## Begin Material

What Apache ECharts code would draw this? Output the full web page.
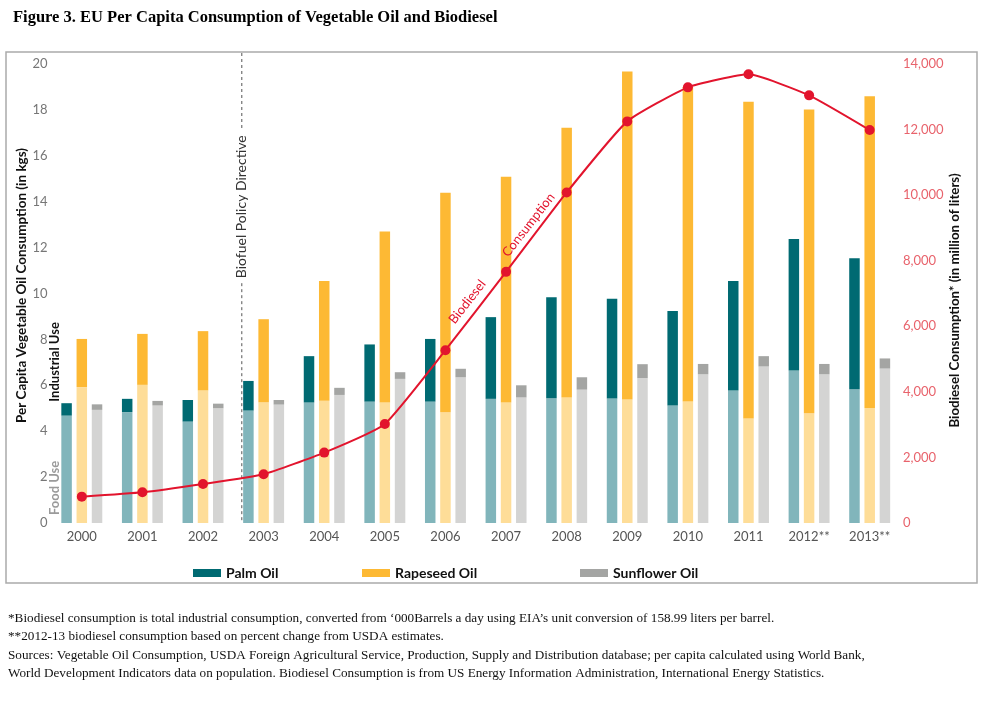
<!DOCTYPE html>
<html>
<head>
<meta charset="utf-8">
<script src="https://cdn.jsdelivr.net/npm/echarts@6/dist/echarts.min.js"></script>
<style>
html,body{margin:0;padding:0;background:#fff;}
#chart{width:1000px;height:706px;}
</style>
</head>
<body>
<div id="chart"></div>
<script>
const categories = ['2000','2001','2002','2003','2004','2005','2006','2007','2008','2009','2010','2011','2012**','2013**'];
const palmFood       = [4.68,4.83,4.42,4.90,5.25,5.29,5.29,5.41,5.44,5.42,5.12,5.77,6.64,5.83];
const palmIndustrial = [0.54,0.58,0.94,1.29,2.02,2.49,2.73,3.56,4.40,4.35,4.12,4.78,5.73,5.71];
const rapeFood       = [5.92,6.02,5.78,5.26,5.33,5.25,4.83,5.25,5.47,5.38,5.29,4.55,4.78,5.01];
const rapeIndustrial = [2.10,2.22,2.58,3.62,5.22,7.45,9.56,9.84,11.75,14.29,13.71,13.81,13.24,13.59];
const sunFood        = [4.93,5.12,5.00,5.16,5.58,6.28,6.35,5.47,5.81,6.31,6.48,6.82,6.48,6.73];
const sunIndustrial  = [0.24,0.20,0.20,0.20,0.31,0.29,0.37,0.53,0.54,0.61,0.45,0.45,0.45,0.44];
const biodiesel      = [804,936,1190,1486,2147,3022,5270,7660,10081,12250,13288,13686,13044,11986];
const leftAxisRange  = [0, 20, 2];
const rightAxisRange = [0, 14000, 2000];

const footnotes = [
  '*Biodiesel consumption is total industrial consumption, converted from \u2018000Barrels a day using EIA\u2019s unit conversion of 158.99 liters per barrel.',
  '**2012-13 biodiesel consumption based on percent change from USDA estimates.',
  'Sources: Vegetable Oil Consumption, USDA Foreign Agricultural Service, Production, Supply and Distribution database; per capita calculated using World Bank,',
  'World Development Indicators data on population. Biodiesel Consumption is from US Energy Information Administration, International Energy Statistics.'
];

const C = {
  palmDark:'#006a72', palmLight:'#81b5bb',
  rapeDark:'#fdb934', rapeLight:'#fedd98',
  sunDark:'#a4a5a3', sunLight:'#d4d4d3',
  red:'#e2142d'
};
const SANS = 'Lato, "Open Sans", sans-serif';
const SERIF = '"Liberation Serif", "DejaVu Serif", serif';

const chart = echarts.init(document.getElementById('chart'), null, {renderer:'canvas'});

function barSeries(name, stack, data, color){
  return {name:name, type:'bar', stack:stack, data:data, barWidth:10.5, barGap:'45%',
    itemStyle:{color:color}, emphasis:{disabled:true}, z:2};
}
function legendAt(left, name){
  return {left:left, top:561, itemWidth:28, itemHeight:8, icon:'rect', data:[name], selectedMode:false,
    textStyle:{fontFamily:SANS, fontWeight:'bold', fontSize:14, color:'#111'}};
}

chart.setOption({
  animation:false,
  backgroundColor:'#fff',
  title:{text:'Figure 3. EU Per Capita Consumption of Vegetable Oil and Biodiesel', left:8, top:4,
    textStyle:{fontFamily:SERIF, fontWeight:'bold', fontSize:16.5, color:'#000'}},
  legend:[legendAt(188,'Palm Oil'), legendAt(357,'Rapeseed Oil'), legendAt(575,'Sunflower Oil')],
  grid:{left:51.5, right:100, top:64, bottom:183, containLabel:false},
  xAxis:[
    {type:'category', data:categories, axisLine:{show:false}, axisTick:{show:false},
     axisLabel:{color:'#555', fontFamily:SANS, fontSize:13, margin:7}},
    {type:'value', min:-0.5, max:13.5, show:false}
  ],
  yAxis:[
    {type:'value', min:leftAxisRange[0], max:leftAxisRange[1], interval:leftAxisRange[2],
     splitLine:{show:false}, axisLine:{show:false}, axisTick:{show:false},
     axisLabel:{color:'#767676', fontFamily:SANS, fontSize:13, margin:4},
     name:'Per Capita Vegetable Oil Consumption (in kgs)', nameLocation:'middle', nameRotate:90, nameGap:23,
     nameMoveOverlap:false,
     nameTextStyle:{fontFamily:SANS, fontWeight:'bold', fontSize:13.5, color:'#111', padding:[0,0,0,16]}},
    {type:'value', min:rightAxisRange[0], max:rightAxisRange[1], interval:rightAxisRange[2],
     splitLine:{show:false}, axisLine:{show:false}, axisTick:{show:false},
     axisLabel:{color:'#e8636c', fontFamily:SANS, fontSize:13, margin:3},
     name:'Biodiesel Consumption* (in million of liters)', nameLocation:'middle', nameRotate:90, nameGap:48,
     nameMoveOverlap:false,
     nameTextStyle:{fontFamily:SANS, fontWeight:'bold', fontSize:13.3, color:'#111', padding:[0,14,0,0]}}
  ],
  series:[
    barSeries('Palm Oil Food','palm',palmFood,C.palmLight),
    barSeries('Palm Oil','palm',palmIndustrial,C.palmDark),
    barSeries('Rapeseed Oil Food','rape',rapeFood,C.rapeLight),
    barSeries('Rapeseed Oil','rape',rapeIndustrial,C.rapeDark),
    barSeries('Sunflower Oil Food','sun',sunFood,C.sunLight),
    barSeries('Sunflower Oil','sun',sunIndustrial,C.sunDark),
    {name:'Biodiesel Consumption', type:'line', yAxisIndex:1, data:biodiesel, smooth:0.15,
     symbol:'circle', symbolSize:10, lineStyle:{color:C.red, width:2}, itemStyle:{color:C.red},
     emphasis:{disabled:true}, z:5}
  ]
});

// annotations positioned through the chart's own scales
const px = (xv, yv, yi) => chart.convertToPixel({xAxisIndex:1, yAxisIndex:yi||0}, [xv, yv]);
const boxTop = 52, boxLeft = 6, boxRight = 977, boxBottom = 583;
const policyX = 2.64;
const pTopGap = px(policyX, 17.1), pBotGap = px(policyX, 10.45), pBase = px(policyX, 0), pText = px(policyX, 13.78);
const indUse = px(-0.5, 7.02), foodUse = px(-0.5, 1.53);
const bioLbl = px(6.36, 6744, 1), conLbl = px(7.37, 9093, 1);
const ang = 52 * Math.PI / 180;

const graphics = [
  {type:'rect', shape:{x:boxLeft, y:boxTop, width:boxRight-boxLeft, height:boxBottom-boxTop},
   style:{fill:'none', stroke:'#ababab', lineWidth:1.5}, z:0},
  {type:'line', shape:{x1:pTopGap[0], y1:boxTop+1, x2:pTopGap[0], y2:pTopGap[1]},
   style:{stroke:'#555', lineWidth:1, lineDash:[3,3]}, z:1},
  {type:'line', shape:{x1:pBotGap[0], y1:pBotGap[1], x2:pBase[0], y2:pBase[1]},
   style:{stroke:'#555', lineWidth:1, lineDash:[3,3]}, z:1},
  {type:'text', x:pText[0], y:pText[1], rotation:Math.PI/2,
   style:{text:'Biofuel Policy Directive', x:0, y:0, align:'center', verticalAlign:'middle',
          font:'14px ' + SANS, fill:'#333'}, z:3},
  {type:'text', x:indUse[0] + 3, y:indUse[1], rotation:Math.PI/2,
   style:{text:'Industrial Use', x:0, y:0, align:'center', verticalAlign:'middle',
          font:'bold 13px ' + SANS, fill:'#111'}, z:6},
  {type:'text', x:foodUse[0] + 3, y:foodUse[1], rotation:Math.PI/2,
   style:{text:'Food Use', x:0, y:0, align:'center', verticalAlign:'middle',
          font:'bold 13px ' + SANS, fill:'#9a9a9a'}, z:6},
  {type:'text', x:bioLbl[0], y:bioLbl[1], rotation:ang,
   style:{text:'Biodiesel', x:0, y:0, align:'center', verticalAlign:'middle',
          font:'13px ' + SANS, fill:C.red}, z:6},
  {type:'text', x:conLbl[0], y:conLbl[1], rotation:ang,
   style:{text:'Consumption', x:0, y:0, align:'center', verticalAlign:'middle',
          font:'13px ' + SANS, fill:C.red}, z:6}
];
const noteTops = [612, 630, 649, 667];
footnotes.forEach((t, i) => {
  graphics.push({type:'text', x:8, y:noteTops[i],
    style:{text:t, x:0, y:0, font:'13.2px ' + SERIF, fill:'#111'}});
});
chart.setOption({graphic:graphics});
</script>
</body>
</html>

## End Material

Required task:
Restate exactly, please, only the lines between the start of the data and the line containing "const rightAxisRange = [0, 14000, 2000];", both ends included, skipping the pictures.

Written solution:
What Apache ECharts code would draw this? Output the full web page.
<!DOCTYPE html>
<html>
<head>
<meta charset="utf-8">
<script src="https://cdn.jsdelivr.net/npm/echarts@6/dist/echarts.min.js"></script>
<style>
html,body{margin:0;padding:0;background:#fff;}
#chart{width:1000px;height:706px;}
</style>
</head>
<body>
<div id="chart"></div>
<script>
const categories = ['2000','2001','2002','2003','2004','2005','2006','2007','2008','2009','2010','2011','2012**','2013**'];
const palmFood       = [4.68,4.83,4.42,4.90,5.25,5.29,5.29,5.41,5.44,5.42,5.12,5.77,6.64,5.83];
const palmIndustrial = [0.54,0.58,0.94,1.29,2.02,2.49,2.73,3.56,4.40,4.35,4.12,4.78,5.73,5.71];
const rapeFood       = [5.92,6.02,5.78,5.26,5.33,5.25,4.83,5.25,5.47,5.38,5.29,4.55,4.78,5.01];
const rapeIndustrial = [2.10,2.22,2.58,3.62,5.22,7.45,9.56,9.84,11.75,14.29,13.71,13.81,13.24,13.59];
const sunFood        = [4.93,5.12,5.00,5.16,5.58,6.28,6.35,5.47,5.81,6.31,6.48,6.82,6.48,6.73];
const sunIndustrial  = [0.24,0.20,0.20,0.20,0.31,0.29,0.37,0.53,0.54,0.61,0.45,0.45,0.45,0.44];
const biodiesel      = [804,936,1190,1486,2147,3022,5270,7660,10081,12250,13288,13686,13044,11986];
const leftAxisRange  = [0, 20, 2];
const rightAxisRange = [0, 14000, 2000];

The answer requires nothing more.